Support for changing policy is not universal. Former Obama administration advisor Christina Romer in a recent New York Times op-ed piece attacked changes of the sort Brookings advocates.

“A successful argument for a government manufacturing policy has to go beyond the feeling that it’s better to produce ‘real things’ than services,” Romer wrote. “American consumers value health care and haircuts as much as washing machines and hair dryers.”

German manufacturing policy is a good model because it combines national measures with support for individual manufacturers, the report said.

“German policy promotes a manufacturing sector in which highly paid, skilled workers make innovative products that provide value for consumers, profits for owners, and contributes to a better environment and a trade surplus for the nation,” it said. China, Japan, Denmark also have strong policies.

Warren Davidson, owner of contract manufacturer West Troy, likes the German model idea.

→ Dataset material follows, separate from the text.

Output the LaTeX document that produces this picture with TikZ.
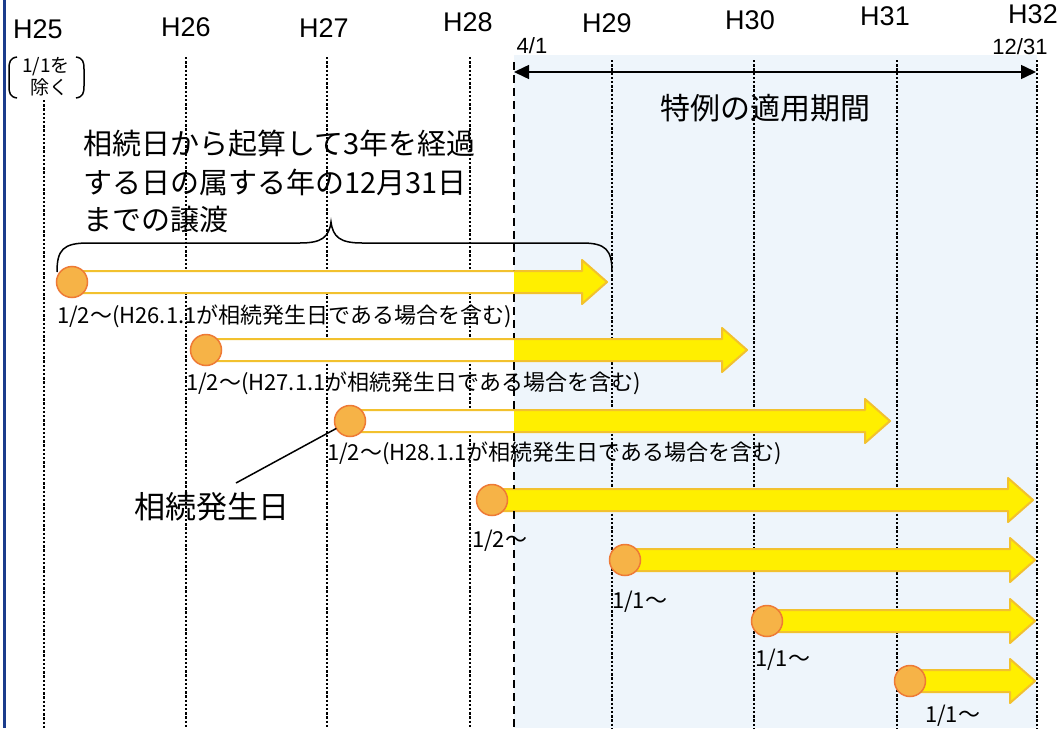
\documentclass[tikz,border=0pt]{standalone}
\usepackage{fontspec}
\setmainfont{Liberation Sans}
\newfontfamily\jp{Noto Sans CJK JP}
\usetikzlibrary{arrows.meta}
\definecolor{yfill}{HTML}{FFEF00}
\definecolor{yline}{HTML}{F2C12E}
\definecolor{cfill}{HTML}{F6B347}
\definecolor{cline}{HTML}{EE7A35}
\definecolor{bluebg}{HTML}{EEF5FB}
\definecolor{navy}{HTML}{1B3C8C}
\newcommand\yarr[4]{%
  \ifnum#4=1
    \fill[white] (#1,{#3-11}) -- ({#2-25},{#3-11}) -- ({#2-25},{#3-22}) -- (#2,#3) -- ({#2-25},{#3+22}) -- ({#2-25},{#3+11}) -- (#1,{#3+11}) -- cycle;
    \begin{scope}
      \clip (514,0) rectangle (1057,728);
      \fill[yfill] (#1,{#3-11}) -- ({#2-25},{#3-11}) -- ({#2-25},{#3-22}) -- (#2,#3) -- ({#2-25},{#3+22}) -- ({#2-25},{#3+11}) -- (#1,{#3+11}) -- cycle;
    \end{scope}
  \else
    \fill[yfill] (#1,{#3-11}) -- ({#2-25},{#3-11}) -- ({#2-25},{#3-22}) -- (#2,#3) -- ({#2-25},{#3+22}) -- ({#2-25},{#3+11}) -- (#1,{#3+11}) -- cycle;
  \fi
  \draw[yline, line width=2pt, line join=round] (#1,{#3-11}) -- ({#2-25},{#3-11}) -- ({#2-25},{#3-22}) -- (#2,#3) -- ({#2-25},{#3+22}) -- ({#2-25},{#3+11}) -- (#1,{#3+11}) -- cycle;
}
\begin{document}
\begin{tikzpicture}[x=1pt,y=-1pt,
  every node/.style={inner sep=0pt, outer sep=0pt},
  yearlab/.style={font=\fontsize{27}{32}\selectfont},
  yearline/.style={line width=2.6pt, dash pattern=on 2.4pt off 1.8pt},
  splitline/.style={line width=2.2pt, dash pattern=on 8pt off 5pt},
  dot/.style={circle, minimum size=31pt, fill=cfill, draw=cline, line width=1.5pt},
  arrlab/.style={anchor=west, font=\jp\fontsize{22}{26}\selectfont},
  bigtxt/.style={anchor=west, font=\jp\fontsize{29}{33}\selectfont},
  smalltxt/.style={font=\jp\fontsize{19}{22}\selectfont},
  datelab/.style={font=\fontsize{22}{26}\selectfont}]
\useasboundingbox (0,0) rectangle (1057,728);
\fill[white] (0,0) rectangle (1057,728);
\fill[bluebg] (514,55) rectangle (1037,728);
\draw[navy, line width=3pt] (4,0) -- (4,728);

% year lines
\foreach \x/\ys in {44/100,186/57,327/57,470/57,612/60,754/60,897/60,1037/60}
  \draw[yearline] (\x,\ys) -- (\x,728);

% year labels
\node[yearlab] (h25) at (38,29) {H25};
\node[yearlab] (h26) at (186,27) {H26};
\node[yearlab] (h27) at (324,28) {H27};
\node[yearlab] (h28) at (468,22) {H28};
\node[yearlab] (h29) at (607,23) {H29};
\node[yearlab] (h30) at (750,20) {H30};
\node[yearlab] (h31) at (885,16) {H31};
\node[yearlab] (h32) at (1033,14) {H32};

% (1/1を除く)
\node[smalltxt] (ex1) at (46,67) {1/1を};
\node[smalltxt] (ex2) at (49,87) {除く};
\draw[line width=1.5pt] (17,57) .. controls (10,58) and (9,62) .. (9,69) -- (9,86) .. controls (9,93) and (10,97) .. (17,98);
\draw[line width=1.5pt] (76,57) .. controls (83,58) and (84,62) .. (84,69) -- (84,86) .. controls (84,93) and (83,97) .. (76,98);

% period arrow
\node[datelab] (d41) at (532,46) {4/1};
\node[datelab] (d1231) at (1020,47) {12/31};
\coordinate (ps) at (514,72);
\coordinate (pe) at (1036,72);
\draw[line width=1.5pt, {Triangle[length=15pt,width=14pt]}-{Triangle[length=15pt,width=14pt]}] (ps) -- (pe);
\node[font=\jp\fontsize{30}{34}\selectfont] (period) at (765,108) {特例の適用期間};

% explanatory text
\node[bigtxt] (t1) at (83,144) {相続日から起算して3年を経過};
\node[bigtxt] (t2) at (83,182) {する日の属する年の12月31日};
\node[bigtxt] (t3) at (83,219) {までの譲渡};

% brace
\draw[line width=1.5pt] (57,272) .. controls (57,250) and (63,243) .. (88,243) -- (300,243)
  .. controls (322,243) and (329,237) .. (331,222)
  .. controls (333,237) and (340,243) .. (362,243) -- (582,243)
  .. controls (606,243) and (612,250) .. (612,272);

% arrows
\yarr{72}{607}{282}{1}
\yarr{206}{747}{350}{1}
\yarr{350}{890}{421}{1}
\yarr{492}{1033}{500}{0}
\yarr{625}{1035}{560}{0}
\yarr{767}{1035}{621}{0}
\yarr{910}{1035}{681}{0}

% dashed split line (4/1)
\draw[splitline] (514,62) -- (514,270);
\draw[splitline] (514,294) -- (514,338);
\draw[splitline] (514,362) -- (514,409);
\draw[splitline] (514,433) -- (514,489);
\draw[splitline] (514,511) -- (514,728);

% circles
\node[dot] (c1) at (72,282) {};
\node[dot] (c2) at (206,350) {};
\node[dot] (c3) at (350,421) {};
\node[dot] (c4) at (492,500) {};
\node[dot] (c5) at (625,560) {};
\node[dot] (c6) at (767,621) {};
\node[dot] (c7) at (910,681) {};

% labels
\node[arrlab] (l1) at (57,316) {1/2～(H26.1.1が相続発生日である場合を含む)};
\node[arrlab] (l2) at (186,383) {1/2～(H27.1.1が相続発生日である場合を含む)};
\node[arrlab] (l3) at (327,453) {1/2～(H28.1.1が相続発生日である場合を含む)};
\node[arrlab] (l4) at (472,541) {1/2～};
\node[arrlab] (l5) at (612,602) {1/1～};
\node[arrlab] (l6) at (755,660) {1/1～};
\node[arrlab] (l7) at (925,716) {1/1～};

% 相続発生日
\node[font=\jp\fontsize{31}{35}\selectfont] (hassei) at (212,507) {相続発生日};
\coordinate (lead) at (236,483);
\draw[line width=1.5pt] (lead) -- (c3);
\end{tikzpicture}
\end{document}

“Throwing Germany out as a benchmark is a better direction than we have now, and better than Greece,” he said, referring to that nation’s debt crisis and heavy reliance on service industries. “The challenges are that we need to create jobs and we need talented people. We won’t be globally competitive unless we are truly productive.”

Official statistics confuse increasing use of factory temp help with growth, the report said. Although some argue that strong productivity growth has caused much of America’s manufacturing job loss, there’s no economic reason why greater productivity leads to job loss because the increase should lower product prices and expand market size. That should lead to more worker hires.

Offshoring industry stymies innovation later in areas like batteries, semiconductors and electronics, the report said, because production and innovation go together.

“The reason is that making products exposes engineers to both the problems and the capabilities of existing technology, generating ideas both for improved processes and for applications of a given technology to new markets. Losing this exposure makes it harder to come up with innovative ideas,” the report said.

Making more manufactured goods in the U.S. is essential because it would reduce the trade deficit, which has risen every year since 1976 and hobbles job growth. It’s been at least 2.7 percent of gross domestic product in every year since 1999. It began rising again after the recession, increasing to 3.9 percent in the second quarter of 2011—a percentage that was higher than in any year after 1999.

“In the long term the trade deficit can gradually erode the ability of the United States to have a dynamic, innovation-driven economy because Americans can lose the ability to innovate if they buy innovative products from abroad rather than make them at home,” the report said.

The situation isn’t all bad. Although the U.S. runs a large trade deficit, about 64 percent comes from just three industries: computers and electronics, apparel, and transportation equipment. The U.S. runs trade surpluses in machinery, chemicals (but, notably, not pharmaceuticals, which are included in chemicals), food, paper, textile mills, and printing, the report said.